It’s scary time in Opelousas with violent incidents not seen in the 28-years that Opelousas Police Chief Martin McClendon has been in law enforcement.

Five shootings since almost midnight Friday, with three of them-on Oak; Redmond and Lincoln; and the Lincoln alone--believed to be related.

Monday morning at 3 a.m came the fifth shooting on Statesman as a 17-year old boy was struck four times; even scarier was this: the shooter or shooters fired 26 times into his family’s home.

“We were in bed I heard gunshots. I heard 'mama’,” recalls Karen Thibodeaux, the victim’s mother. After hearing her son’s cry, she then walked to her son’s room. “His leg was full of blood, and he was on the floor. I thought, ‘Oh, my God’.”

“They clearly have nothing to do with any related crimes,” says McClendon. “This is a good young man that was sleeping in his home, was fired upon and hit four times. Thank God he was able to walk away from the hospital this morning.” McClendon adds that the victim was actually sleeping in his sister’s bed who was not home that evening. “It could have been her instead.”

Thibodeaux says things in Opelousas are spiraling out of control. “They shot at my house, but why? We don’t do anything to anyone. Why would they shoot my house, my car? Why would they shoot at my family?”

It has been an extremely troublesome time in Opelousas, not just over the week but since the start of July, with 31 reports of gun-related violence. And although some might be reports of the same incident, Chief McClendon says there’s a crisis out there, and his department needs your help.

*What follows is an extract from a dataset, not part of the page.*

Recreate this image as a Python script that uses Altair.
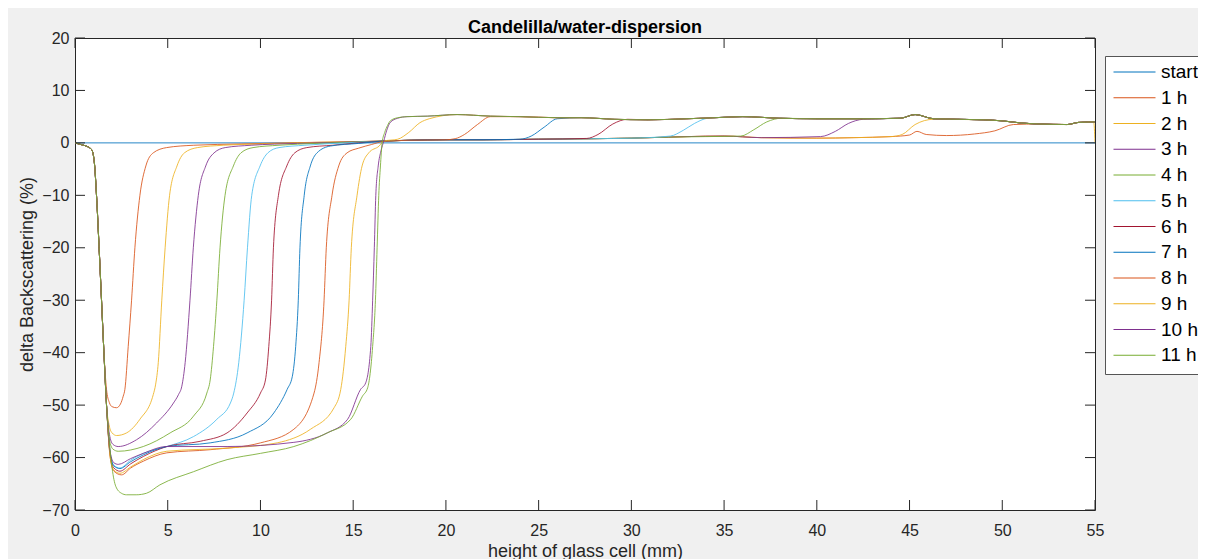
import altair as alt
import pandas as pd

SERIES = ["start", "1 h", "2 h", "3 h", "4 h", "5 h", "6 h", "7 h", "8 h", "9 h", "10 h", "11 h"]
COLORS = ["#0072BD", "#D95319", "#EDB120", "#7E2F8E", "#77AC30", "#4DBEEE",
          "#A2142F", "#0072BD", "#D95319", "#EDB120", "#7E2F8E", "#77AC30"]
X_TICKS = [0, 5, 10, 15, 20, 25, 30, 35, 40, 45, 50, 55]
Y_TICKS = [-70, -60, -50, -40, -30, -20, -10, 0, 10, 20]

# common initial descent
DESCENT = [(0, 0), (0.3, -0.3), (0.6, -0.6), (0.9, -1.3), (1.05, -4), (1.16, -10),
           (1.3, -20), (1.43, -30), (1.56, -40)]
# common right-hand plateau end
UPPER_TAIL = [(44.5, 4.7), (45.3, 5.4), (46.3, 4.6), (49, 4.4), (50, 4.2), (51, 3.8),
              (52, 3.6), (53.5, 3.5), (54.1, 3.9), (55, 4.0)]

START = [(0, 0), (55, 0)]

H1 = DESCENT + [(1.7, -47), (1.85, -49.5), (2.0, -50.3), (2.24, -50.5), (2.45, -49.8), (2.6, -48.3),
                (2.69, -47), (2.87, -38.8), (3.05, -30), (3.23, -20), (3.5, -10), (3.82, -4.4),
                (4.22, -1.9), (4.94, -0.9), (6.4, -0.45), (9, -0.2), (12, 0.05), (14.5, 0.2),
                (16.65, 0.35), (18, 0.5), (20, 0.6), (22, 0.6), (25, 0.7), (28, 0.8), (30, 0.9),
                (32, 1.1), (33, 1.2), (35, 1.3), (37, 1.0), (40, 0.9), (42, 1.0), (44, 1.2),
                (45.0, 1.5), (45.4, 2.2), (45.9, 1.6), (47, 1.4), (48.5, 1.7), (49.6, 2.3),
                (50.6, 3.5), (52, 3.6), (53.5, 3.5), (54.1, 3.9), (55, 4.0)]

H2 = DESCENT + [(1.7, -50), (1.85, -54), (2.0, -55.3), (2.24, -55.8), (2.78, -55.3), (3.5, -52.7),
                (4.22, -48.0), (4.35, -46), (4.49, -41.9), (4.68, -30), (4.86, -20), (5.1, -10),
                (5.5, -4.4), (5.9, -1.9), (6.6, -0.9), (8.0, -0.45), (10, -0.2), (13, 0.1),
                (16.65, 0.35), (18, 0.5), (20, 0.6), (22, 0.6), (25, 0.7), (28, 0.8), (30, 0.9),
                (32, 1.1), (33, 1.2), (35, 1.3), (37, 1.0), (40, 0.9), (42, 1.0), (44, 1.2),
                (44.6, 1.6), (45.3, 3.5), (46.3, 4.5), (49, 4.4), (50, 4.2), (51, 3.8), (52, 3.6),
                (53.5, 3.5), (54.1, 3.9), (54.93, 4.0), (55, 0.1)]

H3 = DESCENT + [(1.7, -50), (1.88, -56), (2.05, -57.5), (2.33, -57.9), (3.32, -56.6), (4.40, -53.4),
                (5.31, -49.6), (5.58, -48.0), (5.76, -46.4), (5.94, -41.9), (6.2, -30), (6.38, -20),
                (6.65, -10), (7.05, -4.4), (7.5, -1.9), (8.1, -0.9), (9.5, -0.45), (12, -0.1),
                (14.5, 0.15), (16.65, 0.35), (18, 0.5), (20, 0.6), (22, 0.6), (25, 0.7), (28, 0.8),
                (30, 0.9), (32, 1.1), (33, 1.2), (35, 1.3), (37, 1.0), (40.2, 1.2), (41.0, 2.2),
                (41.7, 3.7), (42.5, 4.5)] + UPPER_TAIL

H4 = DESCENT + [(1.7, -50), (1.88, -57), (2.05, -58.4), (2.33, -58.8), (3.68, -57.9), (5.13, -55.3),
                (6.39, -52.1), (7.11, -47.7), (7.29, -45.2), (7.47, -38.8), (7.65, -30), (7.82, -20),
                (8.09, -10), (8.54, -4.4), (8.95, -1.9), (9.6, -0.9), (11, -0.45), (13, -0.1),
                (16.65, 0.35), (18, 0.5), (20, 0.6), (22, 0.6), (25, 0.7), (28, 0.8), (30, 0.9),
                (32, 1.1), (34, 1.2), (35.9, 1.3), (36.6, 2.5), (37.3, 4.0), (38.1, 4.7), (40, 4.6),
                (42.4, 4.6)] + UPPER_TAIL

H5 = DESCENT + [(1.7, -50), (1.9, -59), (2.1, -61.5), (2.42, -62.0), (3.0, -60.5), (3.68, -59.2),
                (4.95, -57.9), (6.39, -56.0), (7.65, -52.7), (8.38, -49.6), (8.56, -47.7),
                (8.83, -41.9), (9.12, -30), (9.3, -20), (9.53, -10), (9.98, -4.4), (10.4, -1.9),
                (11.0, -0.9), (12.4, -0.45), (14.5, 0.0), (16.65, 0.35), (18, 0.5), (20, 0.6),
                (22, 0.6), (25, 0.7), (28, 0.8), (30, 0.9), (32.1, 1.3), (32.8, 2.4), (33.4, 3.7),
                (34.1, 4.7), (34.5, 4.8), (36, 5.0), (38, 4.7), (40, 4.6), (42.4, 4.6)] + UPPER_TAIL

H6 = DESCENT + [(1.7, -50), (1.9, -59.5), (2.1, -62), (2.42, -62.6), (3.0, -61.2), (3.68, -59.8),
                (4.95, -57.9), (6.75, -56.9), (8.2, -55.3), (9.28, -51.5), (10.0, -47.7),
                (10.27, -45.2), (10.45, -38.8), (10.6, -30), (10.7, -20), (10.97, -10),
                (11.42, -4.4), (11.85, -1.9), (12.5, -0.9), (13.9, -0.45), (16.65, 0.35), (18, 0.5),
                (20, 0.6), (22, 0.6), (25, 0.7), (27.6, 0.85), (28.2, 1.6), (29.0, 3.6), (29.8, 4.5),
                (30.9, 4.4), (33, 4.6), (34.5, 4.8), (36, 5.0), (38, 4.7), (40, 4.6),
                (42.4, 4.6)] + UPPER_TAIL

H7 = DESCENT + [(1.7, -50), (1.9, -59.5), (2.1, -61.6), (2.42, -62.1), (3.0, -60.8), (3.68, -59.5),
                (4.95, -57.9), (7.29, -57.2), (9.28, -55.3), (10.72, -51.5), (11.44, -47.0),
                (11.72, -44.5), (11.9, -38.8), (12.04, -30), (12.13, -20), (12.36, -10),
                (12.69, -4.4), (13.05, -1.9), (13.77, -0.6), (15.3, -0.1), (16.65, 0.35), (18, 0.5),
                (20, 0.6), (22, 0.6), (24.0, 0.7), (24.6, 1.3), (25.3, 3.0), (26.0, 4.6),
                (27.3, 4.8), (29.1, 4.5), (30.9, 4.4), (33, 4.6), (34.5, 4.8), (36, 5.0), (38, 4.7),
                (40, 4.6), (42.4, 4.6)] + UPPER_TAIL

H8 = DESCENT + [(1.7, -50), (1.9, -60), (2.1, -62.6), (2.51, -63.3), (3.0, -62), (3.68, -60.7),
                (4.95, -59.1), (7.29, -58.5), (10.0, -57.2), (11.8, -54.6), (12.89, -47.7),
                (13.16, -41.9), (13.43, -30), (13.55, -20), (13.86, -10), (14.22, -4.4),
                (14.67, -1.9), (15.3, -1.0), (16.0, -0.3), (16.65, 0.3), (18, 0.5), (20, 0.6),
                (20.5, 0.8), (21.0, 1.6), (21.7, 3.5), (22.4, 5.0), (24, 5.0), (26, 4.8),
                (27.3, 4.8), (29.1, 4.5), (30.9, 4.4), (33, 4.6), (34.5, 4.8), (36, 5.0), (38, 4.7),
                (40, 4.6), (42.4, 4.6)] + UPPER_TAIL

H9 = DESCENT + [(1.7, -50), (1.9, -60), (2.1, -62.4), (2.42, -63.0), (3.0, -61.8), (3.68, -60.4),
                (4.95, -58.8), (8.2, -58.2), (10.9, -57.2), (12.7, -54.6), (13.97, -50.5),
                (14.33, -47.0), (14.6, -38.8), (14.78, -30), (14.9, -20), (15.21, -10),
                (15.48, -4.4), (15.84, -1.9), (16.4, -0.6), (16.65, 0.35), (17.4, 0.7), (18.0, 2.0),
                (18.6, 3.85), (19.1, 4.6), (20.6, 5.4), (22.4, 5.1), (24, 5.0), (26, 4.8),
                (27.3, 4.8), (29.1, 4.5), (30.9, 4.4), (33, 4.6), (34.5, 4.8), (36, 5.0), (38, 4.7),
                (40, 4.6), (42.4, 4.6)] + UPPER_TAIL

H10 = DESCENT + [(1.7, -50), (1.9, -59), (2.1, -61), (2.33, -61.3), (3.0, -60.2), (3.68, -59.2),
                 (4.95, -57.9), (8.2, -57.9), (11.8, -57.1), (13.6, -55.3), (14.7, -52.7),
                 (15.4, -47.0), (15.67, -45.8), (15.95, -38.8), (16.05, -30), (16.14, -20),
                 (16.22, -10), (16.35, -4.4), (16.5, -1.5), (16.65, 0.35), (16.8, 2.3), (17.0, 3.9),
                 (17.4, 4.7), (17.9, 5.0), (19, 5.1), (20.6, 5.4), (22.4, 5.1), (24, 5.0), (26, 4.8),
                 (27.3, 4.8), (29.1, 4.5), (30.9, 4.4), (33, 4.6), (34.5, 4.8), (36, 5.0), (38, 4.7),
                 (40, 4.6), (42.4, 4.6)] + UPPER_TAIL

H11 = DESCENT + [(1.7, -50), (1.85, -57), (2.0, -62), (2.2, -65.5), (2.5, -66.8), (2.78, -67.1),
                 (3.3, -67.1), (3.86, -66.8), (4.58, -65.2), (6.39, -62.7), (8.2, -60.4),
                 (10.0, -59.2), (11.8, -57.9), (13.6, -55.3), (14.87, -52.7), (15.5, -48.3),
                 (15.78, -46.7), (16.05, -38.8), (16.2, -30), (16.29, -20), (16.38, -10),
                 (16.47, -4.4), (16.56, 0), (16.7, 2.0), (16.85, 3.3), (17.0, 4.2), (17.4, 4.8),
                 (17.9, 5.0), (19, 5.1), (20.6, 5.4), (22.4, 5.1), (24, 5.0), (26, 4.8), (27.3, 4.8),
                 (29.1, 4.5), (30.9, 4.4), (33, 4.6), (34.5, 4.8), (36, 5.0), (38, 4.7), (40, 4.6),
                 (42.4, 4.6)] + UPPER_TAIL

CURVES = [START, H1, H2, H3, H4, H5, H6, H7, H8, H9, H10, H11]

rows = []
for name, pts in zip(SERIES, CURVES):
    for j, (xv, yv) in enumerate(pts):
        rows.append({"series": name, "x": xv, "y": yv, "idx": j})
df = pd.DataFrame(rows)

W, H = 1020, 472
FONT = "Liberation Sans"
AX = "#262626"

xs = alt.Scale(domain=[0, 55], nice=False, zero=False)
ys = alt.Scale(domain=[-70, 20], nice=False, zero=False)

X_AXIS = alt.Axis(
    values=X_TICKS, title="height of glass cell (mm)", grid=False, domain=False,
    ticks=False, tickSize=0, labelPadding=12, labelFont=FONT, labelFontSize=16,
    labelColor=AX, titleFont=FONT, titleFontSize=18, titleFontWeight="normal",
    titleColor=AX, titlePadding=4, labelFlush=False)
Y_AXIS = alt.Axis(
    values=Y_TICKS, title="delta Backscattering (%)", grid=False, domain=False,
    ticks=False, tickSize=0, labelPadding=6, labelFont=FONT, labelFontSize=16,
    labelColor=AX, titleFont=FONT, titleFontSize=18, titleFontWeight="normal",
    titleColor=AX, titlePadding=5, labelFlush=False)

lines = alt.Chart(df).mark_line(strokeWidth=1, strokeOpacity=0.85, clip=True,
                                interpolate="monotone").encode(
    x=alt.X("x:Q", scale=xs, axis=X_AXIS),
    y=alt.Y("y:Q", scale=ys, axis=Y_AXIS),
    color=alt.Color("series:N", sort=SERIES,
                    scale=alt.Scale(domain=SERIES, range=COLORS),
                    legend=alt.Legend(
                        title=None, orient="none", legendX=1030, legendY=18,
                        symbolType="stroke", symbolSize=1764, symbolStrokeWidth=1,
                        labelFont=FONT, labelFontSize=19, labelColor="black",
                        labelOffset=5, clipHeight=16, rowPadding=6.75, padding=8,
                        strokeColor="#555555", fillColor="white")),
    order=alt.Order("idx:Q"),
)

xt = pd.DataFrame({"x": X_TICKS})
yt = pd.DataFrame({"y": Y_TICKS})

tick_bottom = alt.Chart(xt).mark_rule(color=AX, strokeWidth=1).encode(
    x=alt.X("x:Q", scale=xs, axis=X_AXIS), y=alt.value(H), y2=alt.value(H - 10))
tick_top = alt.Chart(xt).mark_rule(color=AX, strokeWidth=1).encode(
    x=alt.X("x:Q", scale=xs, axis=X_AXIS), y=alt.value(0), y2=alt.value(10))
tick_left = alt.Chart(yt).mark_rule(color=AX, strokeWidth=1).encode(
    y=alt.Y("y:Q", scale=ys, axis=Y_AXIS), x=alt.value(0), x2=alt.value(10))
tick_right = alt.Chart(yt).mark_rule(color=AX, strokeWidth=1).encode(
    y=alt.Y("y:Q", scale=ys, axis=Y_AXIS), x=alt.value(W), x2=alt.value(W - 10))

chart = alt.layer(lines, tick_bottom, tick_top, tick_left, tick_right).properties(
    width=W, height=H,
    title=alt.TitleParams("Candelilla/water-dispersion", font=FONT, fontSize=18,
                          fontWeight="bold", color="black", anchor="middle",
                          frame="group", offset=-7),
    autosize=alt.AutoSizeParams(type="none"),
    padding={"left": 67, "top": 30, "right": 103, "bottom": 49},
).configure(
    background="#f0f0f0",
).configure_view(
    fill="white", stroke=AX, strokeWidth=1,
)

chart.save("out.html", embed_options={"renderer": "svg", "actions": False})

“Our message is: if you see something, you’ve got to say something.”

McClendon tells us the shootings don’t seem to be related to drugs, but rather to territory, which pits “… one end of the city against the other.” In addition, these younger criminals are smarter and scarier. “You have kids that are doing these shootings, and they actually are staying there long enough to clean up the crime scenes They’re picking up their spent shell casings, and they’re trying to make the crime scene completely clean so when we arrive, there’s nothing to go on.”

You can help, says Chief McClendon; in fact, he adds that residents have to help. “We have 43 officers on the force, with 41 of those officers out there right now, and they can only do so much. Help from the community-- that’s the only way we are going to solve these shootings and, in the long run, create a safer Opelousas.”